To investigate this issue further, I interviewed several people on how much Asian education they learn as a part of their school curriculum. One of our sophomore interviewees that attend Friends Academy stated that “In middle school we learned about early civilizations and mainly american history, and in ninth grade we learned more in depth of basically early civilizations”, and an interviewee from another school stated something similar, “I think we learned about the European Renaissance in 9th grade and mostly slavery and segregation in middle school”. However, when asked about how much Asian history they came across, one interviewee said “It’s definitely not a lot compared to what we learned about other countries” and another one said “I mean compared to Europe (European History) it’s like nothing”. 

For me, in middle school I learned about world history, about Homo-Sapiens, about Romans, about the Greeks, and in high school I learned about Europe, about the US constitution, and even about specific fields that go in depth about geographical and international studies. And as a sophomore, when scrolling through our course options for my upcoming school year, I see AP European History, AP World History, International Relationships and even AP Human Geography, but none of them have anything to do at all with Asian History. 

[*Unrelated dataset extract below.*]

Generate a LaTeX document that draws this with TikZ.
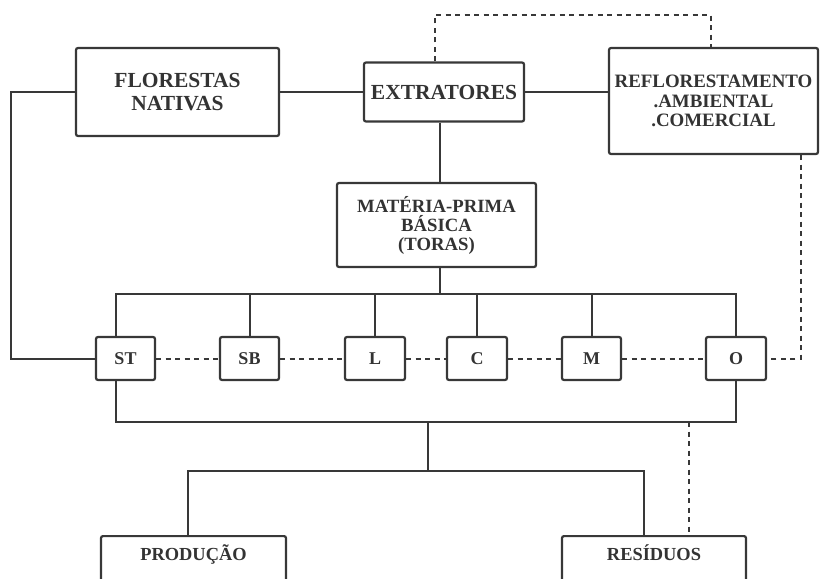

It is distressing to acknowledge that we barely see any courses taught regarding Asian education. The topic of Asian history is always only briefly covered in our history class. Just me personally for example, throughout my educational years so far, the closest topic I’ve come across relating to Asian history was about Buddhism and Daoism, which was a topic briefly covered in less than two weeks at school, and even one of our interviewees expressed similar viewpoints on how little they learned about Asia.

Looking at the statistical data from the United States Census Bureau, Asian population takes up 1.68 million out of a 8.419 million population in New York, making it nearly 20%. But considering the amount of Asian history curriculum that is taught to students in school, the materials regarding Asians fall disproportionately to the actual percentage of Asians in the state where we live. As a race that makes up nearly one fifth of the state population, it is important that we learn about their culture and traditions as it is also a cultural component that is a part of our community. 

In a word, learning Asian History is not just simply about learning historical events that occurred in Asia. It is about getting to know the rich culture behind an ethnicity that surrounds us everyday and understanding their different yet unique cultural traditions. And when this Asian education curriculum is neglected, not only does it become difficult for Asian members of our community to feel a sense of belonging, it also could lead to formations of mistaken stereotypes and wrongful prejudice against Asians, and worst of all potentially causing anti-Asian violence incidents.